I've posted before on the wonderful Hillsdale College publication, Imprimis. I've been hanging on to the most recent issue for a week or so now, because I wanted to share this beautiful quote.
Unlike most issues, October's was not a speech but an interview with the Hon. Clarence Thomas. Says he:
My job is to apply the Constitution. And here’s a useful lesson: You hear people talk all the time about the Bill of Rights. But you should always keep in mind that the Bill of Rights was an afterthought. That’s why it’s made up of what are called amendments. It was not in the original Constitution. The rights in the Bill of Rights were originally assumed as natural rights, and some people at the time thought that writing them into the Constitution was redundant. Read the Declaration of Independence. We should always start, when we read the Constitution, by reading the Declaration, because it gives us the reasons why the structure of the Constitution was designed the way it was. And with the Constitution, it was the structure of the government that was supposed to protect our liberty. And what has happened through the years is that the protections afforded by that structure have been dissipated. So my opinions are often about the undermining of those structural protections.
At any rate, the whole thing is worth a read and I encourage you to check it out, but I was most pleased that it sounds like Justice Thomas would be a supporter of the principles of balanced government.
3 comments:
Good post, Mike.
Balanced Government is the idea of ideas. There can be no doubt about that. It isn't a new idea by any stretch. It is the central governing concept upon which this nation was founded.
-Terry
Nice quote, Mike.
My son grows increasingly appalled at the attitudes of his friends,(14-17 year olds) who don't know what their rights are and don't seem to care.
They don't see communism as a bad thing, but, rather, as a legitmate form of government. They also don't see what the big difference is between a democracy and a federal republic.
I have been working with some younger children lately and I am somewhat appalled myself.

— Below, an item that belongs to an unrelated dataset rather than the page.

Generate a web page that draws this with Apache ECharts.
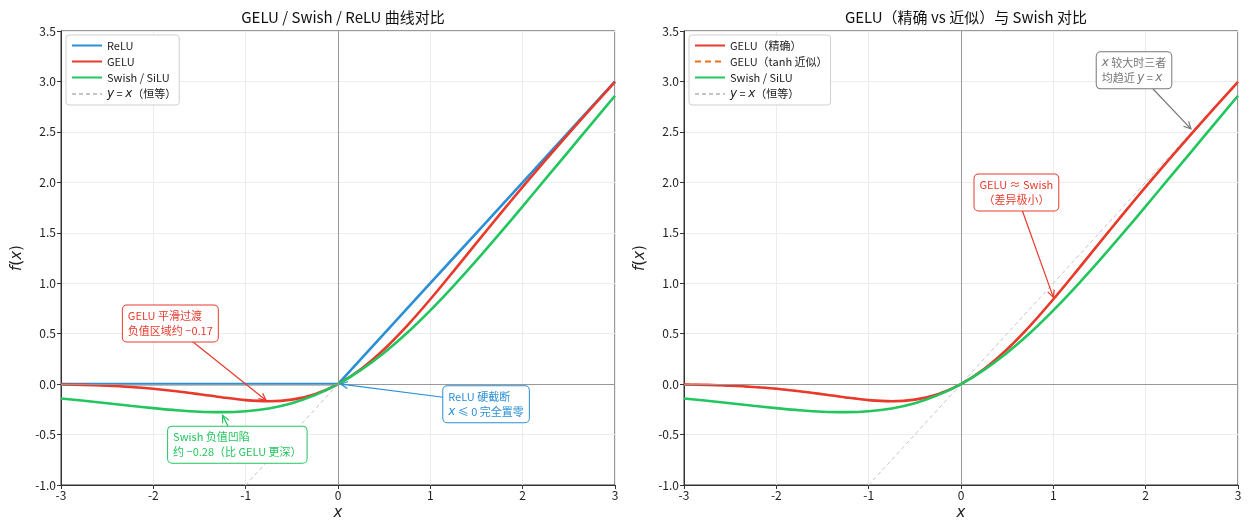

I have been talking to 1st-4th graders who believe that: "President Bush has ruined this country", but don't know what type of government we have and can't define the word "liberty". How is this going to play out as these children get older?
I'm not expecting 1st graders to have a huge vocabulary mind you, but if you're going to fill their heads with partisan political nonsense, shouldn't you at least give them some basic civics facts first? (The 4th graders now, I was disappointed that they couldn't give me a definition for "liberty".)
In any event, it certainly highlights the need for Balanced Government now. If balance is not restored, I fear it shall be a very long time before the world sees liberty the likes of which our country has squandered again.
Terry, thanks for the comments.
Mom, same goes for you, thanks. Your comments are fascinating to me, as someone who talks to his kids (ages 4 and nearly 3) already about the world outside of our town. Obviously, our schools are failing our kids. Yet, it would appear, so are parents (present company excluded). You and Terry both give me hope that if I keep doing the right things with my little ones that someday they'll grow up to be like your respective not-so-little ones.